Recién este año se decidió a dar el paso siguiente de su lado “literario”: doce cuentos de miedo, de miedo argentino, que forman un libro llamado Las Cosas que Perdimos en el Fuego. Es siempre un gran momento ver a un escritor ocupar su territorio, plantar bandera y ofrecerlo a los lectores, en pleno dominio de su capacidad expresiva: ese “aquí estoy, esto es lo que hago”. ¿Pero qué hace exactamente Mariana Enriquez en su libro con el miedo argentino, el miedo de acá y ahora? Es un efecto envolvente. Empieza por la prosa, muy fluida y muy precisa a la vez, las cosas aparecen como frotadas con alcohol, hipernítidas. Lo mismo pasa con los personajes: en los cuentos de miedo, el personaje tiende a ser una mera excusa, un envase vacío al que el autor propina las sucesivas desventuras que le hará padecer.

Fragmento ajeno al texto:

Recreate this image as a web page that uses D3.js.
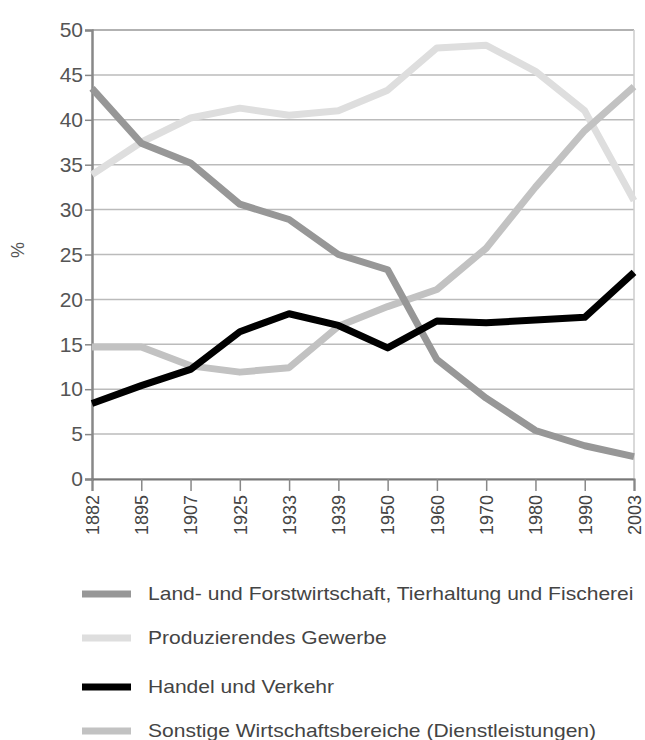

Acá es diferente; no valen los trucos habituales del género, ni los personajes maqueta ni los efectismos tipo cortina musical terrorífica de fondo; la apuesta es conseguirlo sin apelar a ello. Los personajes tienen textura real, están tan vivos como nosotros, por la sencilla razón de que sentimos exactamente lo que ellos están sintiendo: uno se abandona a esa voz, se confía. Y la voz va inoculando su veneno. La sustancia va entrando sin que nos demos cuenta porque, como dije, tiene alta dosis de argentinidad, es decir de inmediata familiaridad: en sus páginas se respira La Plata, Lanús, se respira Constitución, el Riachuelo, hasta se respira tierra roja correntino-paraguaya en mi cuento favorito del libro (un gótico litoraleño cañón titulado “Tela de araña”).
Un karma que sufren los libros de cuentos es el que acabo de poner en evidencia: se los lee comparando un cuento con el siguiente y el siguiente. Jamás somos así de hinchapelotas con los capítulos menos logrados de una novela o un ensayo, pero de un libro de cuentos siempre decimos como pelotudos: “No están todos al mismo nivel, obvio, pero hay algunos...”. Bueno, acá el efecto de acumulación subterránea de sedimento, de cuento en cuento, logra astutamente que uno no se salga del libro y compare, al pasar de un relato a otro: porque se siente siempre en el mismo lugar, como si cada cuento fuese un cuarto de la misma casa, una casa embrujada, que nos llama desde cada una de sus puertas entreabiertas, para que nos vayamos adentrando en ella.
El primer síntoma de que hemos sido invadidos, dice Mariana Enriquez, es una patada de electricidad, como la que sentimos cuando nos damos un golpe en el codo: pero esta patada es en el cerebro. La redondez “anormal” que termina teniendo su libro es la de un globo lleno de la cantidad justa de agua para ser elástico, sólido y líquido a la vez, sólo que el líquido no es agua. Es mercurio: quema frío, como hielo seco. Y sin embargo queremos seguir tocándolo, como siempre queremos seguir avanzando en la casa embrujada: sabemos bien que sería mucho más sensato retroceder pero seguimos avanzando igual. Y Mariana Enriquez nos espera en las sombras, para llevarnos de la mano. Ya no fuma más ni viste su uniforme punk, pero la van a reconocer porque tiene la mano fría, llena de anillos.